Supplied material:
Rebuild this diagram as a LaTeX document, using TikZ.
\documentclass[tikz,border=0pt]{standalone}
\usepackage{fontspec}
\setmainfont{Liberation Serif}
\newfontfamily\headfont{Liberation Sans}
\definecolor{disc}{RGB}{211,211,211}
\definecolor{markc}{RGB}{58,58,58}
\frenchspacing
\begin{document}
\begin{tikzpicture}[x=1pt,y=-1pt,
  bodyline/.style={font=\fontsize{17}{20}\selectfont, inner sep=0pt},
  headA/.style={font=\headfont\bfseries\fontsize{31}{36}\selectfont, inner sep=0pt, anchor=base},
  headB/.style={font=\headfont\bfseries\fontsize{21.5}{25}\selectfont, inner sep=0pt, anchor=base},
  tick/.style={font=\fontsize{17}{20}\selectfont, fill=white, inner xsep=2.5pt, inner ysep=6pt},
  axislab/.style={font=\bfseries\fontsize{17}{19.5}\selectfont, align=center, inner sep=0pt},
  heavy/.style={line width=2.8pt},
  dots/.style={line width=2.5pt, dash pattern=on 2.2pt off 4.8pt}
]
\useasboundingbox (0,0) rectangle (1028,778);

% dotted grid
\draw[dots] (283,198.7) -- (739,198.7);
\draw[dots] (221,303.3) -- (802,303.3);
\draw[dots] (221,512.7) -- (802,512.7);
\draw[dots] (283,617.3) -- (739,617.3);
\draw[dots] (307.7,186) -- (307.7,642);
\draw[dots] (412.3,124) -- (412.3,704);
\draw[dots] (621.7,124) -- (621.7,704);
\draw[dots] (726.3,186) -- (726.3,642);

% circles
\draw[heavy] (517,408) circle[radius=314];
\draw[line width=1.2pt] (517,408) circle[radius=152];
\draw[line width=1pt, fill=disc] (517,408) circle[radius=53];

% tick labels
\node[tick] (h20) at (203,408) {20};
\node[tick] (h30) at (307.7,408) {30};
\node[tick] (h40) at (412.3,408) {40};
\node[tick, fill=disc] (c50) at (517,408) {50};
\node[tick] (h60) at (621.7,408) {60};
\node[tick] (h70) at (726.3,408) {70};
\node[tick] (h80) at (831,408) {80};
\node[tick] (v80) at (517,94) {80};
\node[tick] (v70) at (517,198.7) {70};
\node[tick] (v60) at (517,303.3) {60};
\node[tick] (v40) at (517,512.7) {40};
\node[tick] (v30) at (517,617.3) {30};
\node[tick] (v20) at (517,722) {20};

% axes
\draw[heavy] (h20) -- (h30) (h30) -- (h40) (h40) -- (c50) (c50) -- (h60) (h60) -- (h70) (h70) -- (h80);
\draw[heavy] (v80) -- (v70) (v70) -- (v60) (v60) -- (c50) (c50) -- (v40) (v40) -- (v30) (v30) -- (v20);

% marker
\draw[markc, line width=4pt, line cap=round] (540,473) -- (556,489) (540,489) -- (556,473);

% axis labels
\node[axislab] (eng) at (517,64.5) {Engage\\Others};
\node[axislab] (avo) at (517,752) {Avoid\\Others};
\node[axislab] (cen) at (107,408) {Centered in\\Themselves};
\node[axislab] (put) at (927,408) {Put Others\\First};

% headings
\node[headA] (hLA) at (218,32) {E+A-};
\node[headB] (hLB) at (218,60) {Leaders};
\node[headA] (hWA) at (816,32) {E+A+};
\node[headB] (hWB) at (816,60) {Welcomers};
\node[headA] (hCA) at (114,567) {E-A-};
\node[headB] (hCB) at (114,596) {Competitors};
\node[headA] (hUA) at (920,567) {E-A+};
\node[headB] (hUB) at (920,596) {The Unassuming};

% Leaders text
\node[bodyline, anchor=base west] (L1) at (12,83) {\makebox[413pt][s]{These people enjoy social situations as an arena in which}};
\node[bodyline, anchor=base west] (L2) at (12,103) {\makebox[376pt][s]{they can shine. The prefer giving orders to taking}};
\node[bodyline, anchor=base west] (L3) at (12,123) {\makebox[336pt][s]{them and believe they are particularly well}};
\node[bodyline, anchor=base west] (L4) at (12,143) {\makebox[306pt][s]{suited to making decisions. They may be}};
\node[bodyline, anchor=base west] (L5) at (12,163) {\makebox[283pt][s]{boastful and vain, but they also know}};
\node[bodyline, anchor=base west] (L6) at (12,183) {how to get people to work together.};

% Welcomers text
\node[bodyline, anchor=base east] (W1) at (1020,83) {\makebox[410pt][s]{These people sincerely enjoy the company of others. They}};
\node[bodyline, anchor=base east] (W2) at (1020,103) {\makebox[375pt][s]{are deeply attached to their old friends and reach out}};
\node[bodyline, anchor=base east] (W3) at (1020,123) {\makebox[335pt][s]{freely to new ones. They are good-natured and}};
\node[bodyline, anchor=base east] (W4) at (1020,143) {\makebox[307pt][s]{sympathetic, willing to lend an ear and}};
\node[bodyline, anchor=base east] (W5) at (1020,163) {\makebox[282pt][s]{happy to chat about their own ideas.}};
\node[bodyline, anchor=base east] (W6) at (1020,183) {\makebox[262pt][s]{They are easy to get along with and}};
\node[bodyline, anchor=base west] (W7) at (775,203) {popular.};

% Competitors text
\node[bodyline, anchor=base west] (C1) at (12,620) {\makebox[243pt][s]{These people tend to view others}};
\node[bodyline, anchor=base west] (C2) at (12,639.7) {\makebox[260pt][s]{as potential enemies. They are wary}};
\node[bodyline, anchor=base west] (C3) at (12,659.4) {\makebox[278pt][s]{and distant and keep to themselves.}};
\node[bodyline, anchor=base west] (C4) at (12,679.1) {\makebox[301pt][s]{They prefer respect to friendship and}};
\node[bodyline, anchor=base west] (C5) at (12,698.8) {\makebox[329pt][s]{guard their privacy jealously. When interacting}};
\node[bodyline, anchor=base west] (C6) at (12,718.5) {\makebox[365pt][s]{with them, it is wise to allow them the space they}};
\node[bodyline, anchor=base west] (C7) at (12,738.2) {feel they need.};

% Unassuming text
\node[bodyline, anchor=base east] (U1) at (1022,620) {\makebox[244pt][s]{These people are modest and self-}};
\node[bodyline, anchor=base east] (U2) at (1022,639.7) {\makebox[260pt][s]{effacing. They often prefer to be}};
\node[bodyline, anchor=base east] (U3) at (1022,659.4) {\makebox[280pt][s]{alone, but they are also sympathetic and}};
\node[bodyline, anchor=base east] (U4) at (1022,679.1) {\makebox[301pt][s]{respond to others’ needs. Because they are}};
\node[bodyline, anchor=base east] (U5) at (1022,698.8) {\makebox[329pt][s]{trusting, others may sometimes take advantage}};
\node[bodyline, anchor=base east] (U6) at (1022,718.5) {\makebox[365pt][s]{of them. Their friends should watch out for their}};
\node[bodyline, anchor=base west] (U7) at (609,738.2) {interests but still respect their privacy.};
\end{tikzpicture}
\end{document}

What to work on: Return exactly the lines that run from the top of the listing above to the line containing "(726.3,186) -- (726.3,642);", please, keeping both end lines and leaving out everything else.

The completed task:
Rebuild this diagram as a LaTeX document, using TikZ.
\documentclass[tikz,border=0pt]{standalone}
\usepackage{fontspec}
\setmainfont{Liberation Serif}
\newfontfamily\headfont{Liberation Sans}
\definecolor{disc}{RGB}{211,211,211}
\definecolor{markc}{RGB}{58,58,58}
\frenchspacing
\begin{document}
\begin{tikzpicture}[x=1pt,y=-1pt,
  bodyline/.style={font=\fontsize{17}{20}\selectfont, inner sep=0pt},
  headA/.style={font=\headfont\bfseries\fontsize{31}{36}\selectfont, inner sep=0pt, anchor=base},
  headB/.style={font=\headfont\bfseries\fontsize{21.5}{25}\selectfont, inner sep=0pt, anchor=base},
  tick/.style={font=\fontsize{17}{20}\selectfont, fill=white, inner xsep=2.5pt, inner ysep=6pt},
  axislab/.style={font=\bfseries\fontsize{17}{19.5}\selectfont, align=center, inner sep=0pt},
  heavy/.style={line width=2.8pt},
  dots/.style={line width=2.5pt, dash pattern=on 2.2pt off 4.8pt}
]
\useasboundingbox (0,0) rectangle (1028,778);

% dotted grid
\draw[dots] (283,198.7) -- (739,198.7);
\draw[dots] (221,303.3) -- (802,303.3);
\draw[dots] (221,512.7) -- (802,512.7);
\draw[dots] (283,617.3) -- (739,617.3);
\draw[dots] (307.7,186) -- (307.7,642);
\draw[dots] (412.3,124) -- (412.3,704);
\draw[dots] (621.7,124) -- (621.7,704);
\draw[dots] (726.3,186) -- (726.3,642);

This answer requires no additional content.